[START ENTRIES SHOWN]
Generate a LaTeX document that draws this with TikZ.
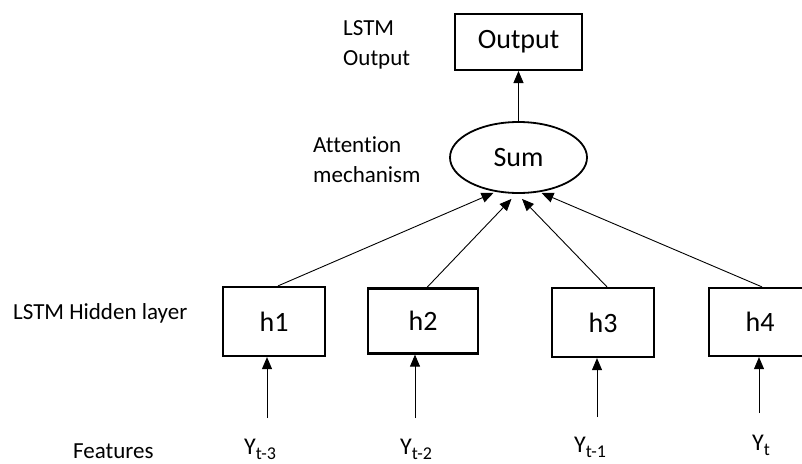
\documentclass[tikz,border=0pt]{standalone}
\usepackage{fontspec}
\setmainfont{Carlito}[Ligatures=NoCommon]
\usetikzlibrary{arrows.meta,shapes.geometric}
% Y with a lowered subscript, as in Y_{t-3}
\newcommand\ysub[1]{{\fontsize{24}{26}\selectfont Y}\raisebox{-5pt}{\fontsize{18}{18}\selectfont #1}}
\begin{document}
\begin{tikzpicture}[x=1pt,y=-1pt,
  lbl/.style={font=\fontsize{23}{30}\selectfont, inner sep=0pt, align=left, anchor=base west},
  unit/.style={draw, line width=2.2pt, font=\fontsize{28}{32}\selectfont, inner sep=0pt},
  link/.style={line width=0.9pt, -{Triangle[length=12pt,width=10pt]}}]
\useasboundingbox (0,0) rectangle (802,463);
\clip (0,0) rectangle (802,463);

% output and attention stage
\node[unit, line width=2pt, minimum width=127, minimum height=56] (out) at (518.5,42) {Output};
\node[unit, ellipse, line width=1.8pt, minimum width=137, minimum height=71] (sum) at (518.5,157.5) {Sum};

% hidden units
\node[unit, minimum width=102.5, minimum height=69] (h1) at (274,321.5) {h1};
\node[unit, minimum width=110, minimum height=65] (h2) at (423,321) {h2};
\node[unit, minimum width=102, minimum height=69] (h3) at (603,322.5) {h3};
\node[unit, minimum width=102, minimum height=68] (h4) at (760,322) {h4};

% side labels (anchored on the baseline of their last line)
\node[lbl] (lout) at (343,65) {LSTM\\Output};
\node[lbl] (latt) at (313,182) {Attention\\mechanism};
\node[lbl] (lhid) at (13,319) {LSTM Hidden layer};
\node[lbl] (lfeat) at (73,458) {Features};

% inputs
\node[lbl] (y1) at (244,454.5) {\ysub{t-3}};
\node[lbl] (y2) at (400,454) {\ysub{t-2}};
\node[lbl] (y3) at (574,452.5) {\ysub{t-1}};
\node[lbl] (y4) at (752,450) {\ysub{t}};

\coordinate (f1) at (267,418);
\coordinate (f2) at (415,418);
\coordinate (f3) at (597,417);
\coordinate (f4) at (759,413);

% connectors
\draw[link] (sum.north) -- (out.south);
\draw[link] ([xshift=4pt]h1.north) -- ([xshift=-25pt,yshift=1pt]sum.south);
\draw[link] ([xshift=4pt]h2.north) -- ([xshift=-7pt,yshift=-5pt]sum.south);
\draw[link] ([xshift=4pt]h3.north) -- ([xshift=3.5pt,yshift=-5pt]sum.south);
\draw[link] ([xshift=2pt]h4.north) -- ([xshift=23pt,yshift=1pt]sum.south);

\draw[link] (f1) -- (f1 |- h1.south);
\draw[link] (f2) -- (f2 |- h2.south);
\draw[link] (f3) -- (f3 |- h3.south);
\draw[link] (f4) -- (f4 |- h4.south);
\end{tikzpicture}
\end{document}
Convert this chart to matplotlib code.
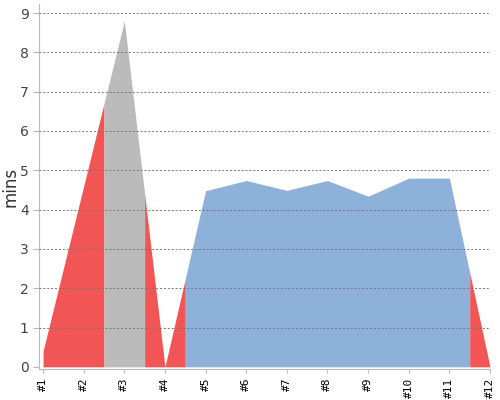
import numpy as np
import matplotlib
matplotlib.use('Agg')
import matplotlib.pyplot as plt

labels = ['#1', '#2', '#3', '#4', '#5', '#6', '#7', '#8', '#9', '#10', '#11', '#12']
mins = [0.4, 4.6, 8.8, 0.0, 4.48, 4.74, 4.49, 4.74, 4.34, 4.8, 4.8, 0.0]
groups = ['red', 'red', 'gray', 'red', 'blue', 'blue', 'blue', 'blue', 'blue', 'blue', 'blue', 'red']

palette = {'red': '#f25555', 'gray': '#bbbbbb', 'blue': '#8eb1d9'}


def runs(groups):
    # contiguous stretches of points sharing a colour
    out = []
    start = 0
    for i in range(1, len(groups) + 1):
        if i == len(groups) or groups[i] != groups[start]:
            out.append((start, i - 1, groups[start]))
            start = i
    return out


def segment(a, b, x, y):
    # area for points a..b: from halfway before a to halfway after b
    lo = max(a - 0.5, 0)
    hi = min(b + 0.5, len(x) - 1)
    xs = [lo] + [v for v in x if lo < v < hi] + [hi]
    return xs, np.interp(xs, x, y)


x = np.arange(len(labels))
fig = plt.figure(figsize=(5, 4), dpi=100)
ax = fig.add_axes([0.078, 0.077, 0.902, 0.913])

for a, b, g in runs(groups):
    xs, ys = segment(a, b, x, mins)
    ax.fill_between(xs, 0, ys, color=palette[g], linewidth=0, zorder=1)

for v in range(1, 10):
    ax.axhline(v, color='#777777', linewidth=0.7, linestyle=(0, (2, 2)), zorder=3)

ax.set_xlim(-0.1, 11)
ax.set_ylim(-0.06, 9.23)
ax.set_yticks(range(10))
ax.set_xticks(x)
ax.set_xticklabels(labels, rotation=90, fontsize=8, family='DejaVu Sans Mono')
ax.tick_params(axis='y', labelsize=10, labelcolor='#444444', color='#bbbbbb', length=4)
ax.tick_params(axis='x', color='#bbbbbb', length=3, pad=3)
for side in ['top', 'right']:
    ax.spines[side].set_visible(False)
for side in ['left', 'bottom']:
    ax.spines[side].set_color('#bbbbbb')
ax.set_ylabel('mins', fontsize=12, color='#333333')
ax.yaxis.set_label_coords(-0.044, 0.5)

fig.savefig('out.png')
[END ENTRIES SHOWN]
[START ENTRIES SHOWN]
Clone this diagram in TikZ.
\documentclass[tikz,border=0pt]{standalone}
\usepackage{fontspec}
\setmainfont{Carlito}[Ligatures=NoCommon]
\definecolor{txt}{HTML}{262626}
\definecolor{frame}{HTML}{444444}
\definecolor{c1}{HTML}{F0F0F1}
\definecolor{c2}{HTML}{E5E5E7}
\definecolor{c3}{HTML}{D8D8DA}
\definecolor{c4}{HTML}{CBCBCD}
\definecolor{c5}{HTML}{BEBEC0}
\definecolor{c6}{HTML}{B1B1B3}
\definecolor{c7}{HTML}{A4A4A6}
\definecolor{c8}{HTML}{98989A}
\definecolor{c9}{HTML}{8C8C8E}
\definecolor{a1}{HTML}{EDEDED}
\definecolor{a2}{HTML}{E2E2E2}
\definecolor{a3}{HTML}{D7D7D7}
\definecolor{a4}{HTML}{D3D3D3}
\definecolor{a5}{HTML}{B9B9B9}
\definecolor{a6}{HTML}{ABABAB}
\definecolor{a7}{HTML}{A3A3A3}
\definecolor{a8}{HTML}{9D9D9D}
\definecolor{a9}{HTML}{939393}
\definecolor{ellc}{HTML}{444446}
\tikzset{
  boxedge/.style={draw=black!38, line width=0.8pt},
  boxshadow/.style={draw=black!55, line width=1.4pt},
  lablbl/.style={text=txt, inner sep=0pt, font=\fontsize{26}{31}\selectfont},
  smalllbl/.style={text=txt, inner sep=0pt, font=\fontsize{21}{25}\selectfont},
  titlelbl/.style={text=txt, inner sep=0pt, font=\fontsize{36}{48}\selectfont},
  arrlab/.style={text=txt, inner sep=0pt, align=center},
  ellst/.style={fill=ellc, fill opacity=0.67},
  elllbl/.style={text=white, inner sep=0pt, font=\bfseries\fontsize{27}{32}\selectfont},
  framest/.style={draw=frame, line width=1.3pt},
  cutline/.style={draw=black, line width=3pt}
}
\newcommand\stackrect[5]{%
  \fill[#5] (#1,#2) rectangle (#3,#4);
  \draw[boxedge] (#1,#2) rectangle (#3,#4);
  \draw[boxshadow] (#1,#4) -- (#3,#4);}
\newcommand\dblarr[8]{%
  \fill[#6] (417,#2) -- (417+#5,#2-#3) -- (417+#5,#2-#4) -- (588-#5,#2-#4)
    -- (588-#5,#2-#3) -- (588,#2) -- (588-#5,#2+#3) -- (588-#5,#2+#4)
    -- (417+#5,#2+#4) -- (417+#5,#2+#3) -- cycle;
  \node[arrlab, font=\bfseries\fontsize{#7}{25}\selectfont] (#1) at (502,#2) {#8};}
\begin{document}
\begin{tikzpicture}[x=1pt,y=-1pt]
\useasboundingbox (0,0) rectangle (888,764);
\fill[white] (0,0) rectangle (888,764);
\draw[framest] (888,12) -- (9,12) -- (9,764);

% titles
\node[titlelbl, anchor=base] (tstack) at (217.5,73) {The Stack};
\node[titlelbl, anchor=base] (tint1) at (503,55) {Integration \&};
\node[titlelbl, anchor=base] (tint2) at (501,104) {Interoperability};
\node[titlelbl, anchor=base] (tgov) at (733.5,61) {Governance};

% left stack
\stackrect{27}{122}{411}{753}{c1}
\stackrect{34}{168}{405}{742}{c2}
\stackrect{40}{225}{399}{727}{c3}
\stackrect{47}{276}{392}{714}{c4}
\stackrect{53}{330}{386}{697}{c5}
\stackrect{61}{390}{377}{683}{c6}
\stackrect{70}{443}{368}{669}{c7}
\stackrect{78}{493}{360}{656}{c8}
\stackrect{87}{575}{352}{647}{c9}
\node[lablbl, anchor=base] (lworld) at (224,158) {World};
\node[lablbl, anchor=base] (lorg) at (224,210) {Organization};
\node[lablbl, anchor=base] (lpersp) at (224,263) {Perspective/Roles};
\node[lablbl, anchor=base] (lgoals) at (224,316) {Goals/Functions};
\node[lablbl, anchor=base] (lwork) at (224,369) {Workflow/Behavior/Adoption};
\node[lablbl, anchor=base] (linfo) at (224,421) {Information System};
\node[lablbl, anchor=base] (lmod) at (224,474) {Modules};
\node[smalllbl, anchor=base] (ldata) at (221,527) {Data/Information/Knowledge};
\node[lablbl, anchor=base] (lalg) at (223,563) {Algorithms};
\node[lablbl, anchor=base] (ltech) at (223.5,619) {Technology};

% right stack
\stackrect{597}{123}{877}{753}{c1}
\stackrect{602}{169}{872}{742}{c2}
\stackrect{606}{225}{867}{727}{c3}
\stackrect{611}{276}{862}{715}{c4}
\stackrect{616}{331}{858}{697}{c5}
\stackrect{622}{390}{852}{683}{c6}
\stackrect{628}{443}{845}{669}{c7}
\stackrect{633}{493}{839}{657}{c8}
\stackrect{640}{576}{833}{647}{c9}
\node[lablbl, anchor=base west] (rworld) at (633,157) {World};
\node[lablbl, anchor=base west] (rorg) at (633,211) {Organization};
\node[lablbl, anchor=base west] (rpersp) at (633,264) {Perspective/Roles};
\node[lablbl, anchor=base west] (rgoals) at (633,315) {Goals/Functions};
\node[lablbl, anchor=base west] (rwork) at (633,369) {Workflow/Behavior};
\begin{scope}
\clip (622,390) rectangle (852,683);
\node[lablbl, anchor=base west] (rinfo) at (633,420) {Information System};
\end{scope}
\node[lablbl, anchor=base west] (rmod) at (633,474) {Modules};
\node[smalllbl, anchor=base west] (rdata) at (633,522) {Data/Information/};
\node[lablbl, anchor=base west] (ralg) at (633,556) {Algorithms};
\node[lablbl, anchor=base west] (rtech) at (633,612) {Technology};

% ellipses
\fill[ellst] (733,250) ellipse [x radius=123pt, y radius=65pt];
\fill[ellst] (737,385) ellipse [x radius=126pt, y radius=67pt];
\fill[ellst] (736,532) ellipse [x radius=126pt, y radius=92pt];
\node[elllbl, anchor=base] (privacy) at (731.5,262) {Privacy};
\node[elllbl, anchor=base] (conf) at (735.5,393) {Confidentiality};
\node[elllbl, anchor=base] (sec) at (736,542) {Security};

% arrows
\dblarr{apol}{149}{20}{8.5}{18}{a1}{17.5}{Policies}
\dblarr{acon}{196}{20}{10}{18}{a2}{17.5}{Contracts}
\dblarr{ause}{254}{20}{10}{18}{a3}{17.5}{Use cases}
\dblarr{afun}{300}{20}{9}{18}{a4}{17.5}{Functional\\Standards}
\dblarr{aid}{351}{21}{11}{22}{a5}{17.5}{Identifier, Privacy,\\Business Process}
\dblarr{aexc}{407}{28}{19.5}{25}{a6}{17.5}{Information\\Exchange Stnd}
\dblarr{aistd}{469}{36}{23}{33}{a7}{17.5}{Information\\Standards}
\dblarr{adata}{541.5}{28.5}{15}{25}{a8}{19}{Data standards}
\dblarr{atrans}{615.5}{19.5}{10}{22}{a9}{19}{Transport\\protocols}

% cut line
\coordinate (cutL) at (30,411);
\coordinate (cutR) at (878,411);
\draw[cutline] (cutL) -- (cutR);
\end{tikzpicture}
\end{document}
[END ENTRIES SHOWN]
DIRECTIVE:
Set down exactly the lines above, from the line containing "Convert this chart to matplotlib code." through the line containing "color=palette[g], linewidth=0, zorder=1)". Skip the pictures.

FULL SOLUTION:
Convert this chart to matplotlib code.
import numpy as np
import matplotlib
matplotlib.use('Agg')
import matplotlib.pyplot as plt

labels = ['#1', '#2', '#3', '#4', '#5', '#6', '#7', '#8', '#9', '#10', '#11', '#12']
mins = [0.4, 4.6, 8.8, 0.0, 4.48, 4.74, 4.49, 4.74, 4.34, 4.8, 4.8, 0.0]
groups = ['red', 'red', 'gray', 'red', 'blue', 'blue', 'blue', 'blue', 'blue', 'blue', 'blue', 'red']

palette = {'red': '#f25555', 'gray': '#bbbbbb', 'blue': '#8eb1d9'}


def runs(groups):
    # contiguous stretches of points sharing a colour
    out = []
    start = 0
    for i in range(1, len(groups) + 1):
        if i == len(groups) or groups[i] != groups[start]:
            out.append((start, i - 1, groups[start]))
            start = i
    return out


def segment(a, b, x, y):
    # area for points a..b: from halfway before a to halfway after b
    lo = max(a - 0.5, 0)
    hi = min(b + 0.5, len(x) - 1)
    xs = [lo] + [v for v in x if lo < v < hi] + [hi]
    return xs, np.interp(xs, x, y)


x = np.arange(len(labels))
fig = plt.figure(figsize=(5, 4), dpi=100)
ax = fig.add_axes([0.078, 0.077, 0.902, 0.913])

for a, b, g in runs(groups):
    xs, ys = segment(a, b, x, mins)
    ax.fill_between(xs, 0, ys, color=palette[g], linewidth=0, zorder=1)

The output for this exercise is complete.